### Supplied information
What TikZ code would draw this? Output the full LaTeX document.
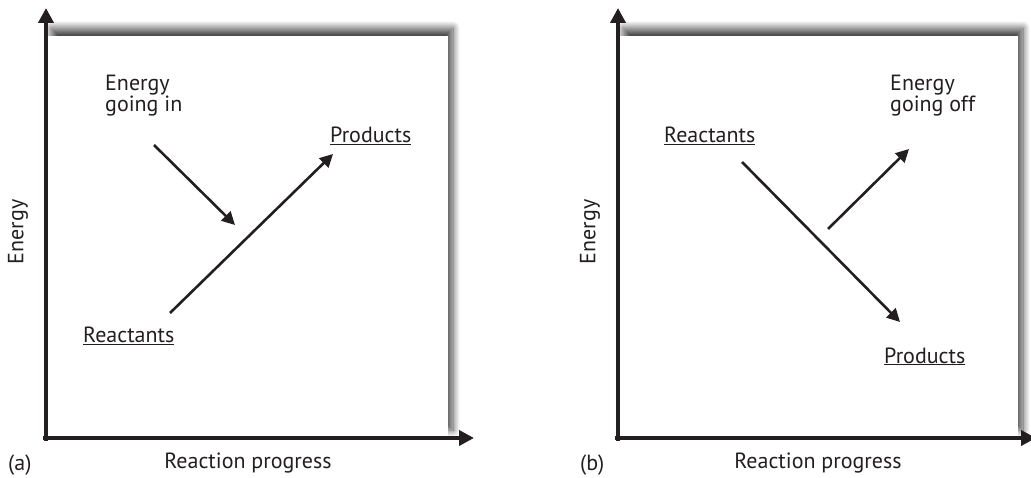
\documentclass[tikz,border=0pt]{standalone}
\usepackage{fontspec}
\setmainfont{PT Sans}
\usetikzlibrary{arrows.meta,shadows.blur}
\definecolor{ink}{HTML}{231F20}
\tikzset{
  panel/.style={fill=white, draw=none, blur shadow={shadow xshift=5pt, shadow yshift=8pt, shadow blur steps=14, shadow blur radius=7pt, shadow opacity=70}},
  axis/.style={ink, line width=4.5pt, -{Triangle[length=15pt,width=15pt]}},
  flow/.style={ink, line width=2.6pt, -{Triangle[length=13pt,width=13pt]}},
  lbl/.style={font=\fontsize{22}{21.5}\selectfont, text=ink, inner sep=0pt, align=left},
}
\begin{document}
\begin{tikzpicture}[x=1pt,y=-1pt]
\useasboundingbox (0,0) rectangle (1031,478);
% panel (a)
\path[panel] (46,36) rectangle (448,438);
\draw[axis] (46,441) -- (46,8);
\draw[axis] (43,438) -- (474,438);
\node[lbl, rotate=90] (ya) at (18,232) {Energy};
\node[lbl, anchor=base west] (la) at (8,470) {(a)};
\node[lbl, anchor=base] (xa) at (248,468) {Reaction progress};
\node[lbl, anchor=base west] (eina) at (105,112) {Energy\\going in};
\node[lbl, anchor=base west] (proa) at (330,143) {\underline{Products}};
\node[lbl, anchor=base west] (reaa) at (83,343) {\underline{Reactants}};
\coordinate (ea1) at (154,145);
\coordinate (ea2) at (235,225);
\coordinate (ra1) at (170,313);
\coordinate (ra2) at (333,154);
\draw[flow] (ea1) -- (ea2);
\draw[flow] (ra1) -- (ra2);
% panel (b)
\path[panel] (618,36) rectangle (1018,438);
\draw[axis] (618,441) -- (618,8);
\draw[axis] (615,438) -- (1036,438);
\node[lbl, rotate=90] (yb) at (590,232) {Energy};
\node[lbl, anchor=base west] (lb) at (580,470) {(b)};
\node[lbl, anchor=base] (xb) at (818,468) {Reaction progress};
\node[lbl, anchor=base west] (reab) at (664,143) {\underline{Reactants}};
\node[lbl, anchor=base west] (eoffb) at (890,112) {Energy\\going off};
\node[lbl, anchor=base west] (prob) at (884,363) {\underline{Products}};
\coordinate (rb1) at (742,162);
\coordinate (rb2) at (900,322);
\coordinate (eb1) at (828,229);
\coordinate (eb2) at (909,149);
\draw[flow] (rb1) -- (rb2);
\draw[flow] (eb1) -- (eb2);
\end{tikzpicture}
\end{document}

### Objective
Would you set down the listing exactly, omitting pictures?

### Completed task
What TikZ code would draw this? Output the full LaTeX document.
\documentclass[tikz,border=0pt]{standalone}
\usepackage{fontspec}
\setmainfont{PT Sans}
\usetikzlibrary{arrows.meta,shadows.blur}
\definecolor{ink}{HTML}{231F20}
\tikzset{
  panel/.style={fill=white, draw=none, blur shadow={shadow xshift=5pt, shadow yshift=8pt, shadow blur steps=14, shadow blur radius=7pt, shadow opacity=70}},
  axis/.style={ink, line width=4.5pt, -{Triangle[length=15pt,width=15pt]}},
  flow/.style={ink, line width=2.6pt, -{Triangle[length=13pt,width=13pt]}},
  lbl/.style={font=\fontsize{22}{21.5}\selectfont, text=ink, inner sep=0pt, align=left},
}
\begin{document}
\begin{tikzpicture}[x=1pt,y=-1pt]
\useasboundingbox (0,0) rectangle (1031,478);
% panel (a)
\path[panel] (46,36) rectangle (448,438);
\draw[axis] (46,441) -- (46,8);
\draw[axis] (43,438) -- (474,438);
\node[lbl, rotate=90] (ya) at (18,232) {Energy};
\node[lbl, anchor=base west] (la) at (8,470) {(a)};
\node[lbl, anchor=base] (xa) at (248,468) {Reaction progress};
\node[lbl, anchor=base west] (eina) at (105,112) {Energy\\going in};
\node[lbl, anchor=base west] (proa) at (330,143) {\underline{Products}};
\node[lbl, anchor=base west] (reaa) at (83,343) {\underline{Reactants}};
\coordinate (ea1) at (154,145);
\coordinate (ea2) at (235,225);
\coordinate (ra1) at (170,313);
\coordinate (ra2) at (333,154);
\draw[flow] (ea1) -- (ea2);
\draw[flow] (ra1) -- (ra2);
% panel (b)
\path[panel] (618,36) rectangle (1018,438);
\draw[axis] (618,441) -- (618,8);
\draw[axis] (615,438) -- (1036,438);
\node[lbl, rotate=90] (yb) at (590,232) {Energy};
\node[lbl, anchor=base west] (lb) at (580,470) {(b)};
\node[lbl, anchor=base] (xb) at (818,468) {Reaction progress};
\node[lbl, anchor=base west] (reab) at (664,143) {\underline{Reactants}};
\node[lbl, anchor=base west] (eoffb) at (890,112) {Energy\\going off};
\node[lbl, anchor=base west] (prob) at (884,363) {\underline{Products}};
\coordinate (rb1) at (742,162);
\coordinate (rb2) at (900,322);
\coordinate (eb1) at (828,229);
\coordinate (eb2) at (909,149);
\draw[flow] (rb1) -- (rb2);
\draw[flow] (eb1) -- (eb2);
\end{tikzpicture}
\end{document}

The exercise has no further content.